8.5. The rates of GST need to be realigned considering the current rate structures. Many products which are currently exempted or liable for a very low rate of tax should not be directly moved to the RNR but either the exemption should be continued or such products should be kept under the merit rate.

9. REFUND
9.1. Section 38
allows refund only in two situations i.e. Export and Inverted Duty Structure. However, refund should also be allowed in cases where the credit which is accumulated due to other reasons.

10. PROCEDURAL ASPECTS

10.1. The model GST Law provides for strict timeline for various compliances as under
• Filing of Details of Outward Supplies by 10th
• Filing of Details of Inward Supplies by 15th
• Filing of Return by 20th

10.2. S ince transaction level details are to be uploaded onto the GST Network, the above timelines are too short.

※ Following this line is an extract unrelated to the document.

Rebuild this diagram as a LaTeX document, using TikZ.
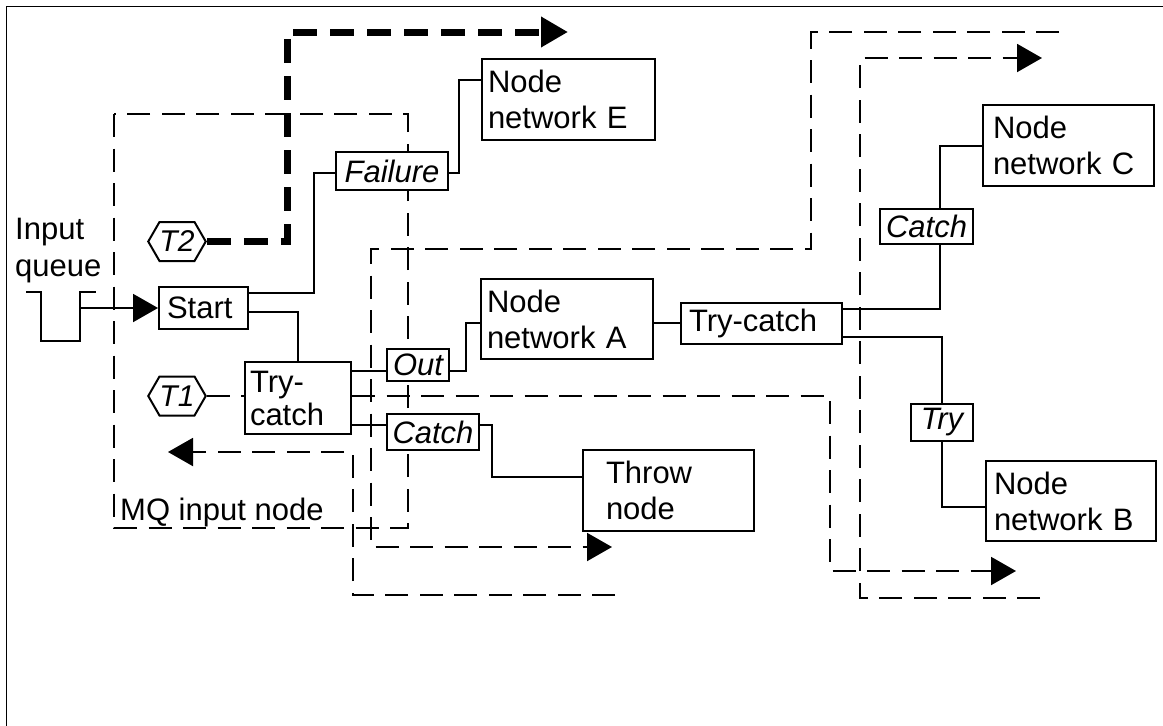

Considering the diversity of the country, with frequent power cuts and unavailability of internet network in many parts of the country, these timelines cannot be complied with. Further, the volume of data to be uploaded on the GST Network is unprecedented and we do not have any prior benchmark of the same. Therefore, it is suggested that for the first two years, the time lines provided above should be relaxed and based on the stability of the new system, the timelines can be revisited

10.3. There is no justification to subject the taxpayer to two assessments for the same base and similar law. It is suggested that some suitable allocation of the taxpayers be decided such that some taxpayers are assessed by the State Authorities and some taxpayers are assessed by the Centre.

10.4. There are very wide powers to make rules, prosecution, confiscation, etc. which should be avoided. All such provisions merely result in harassment of the asssesees and reduce the ‘ease of doing business’ without any corresponding benefit to the exchequer.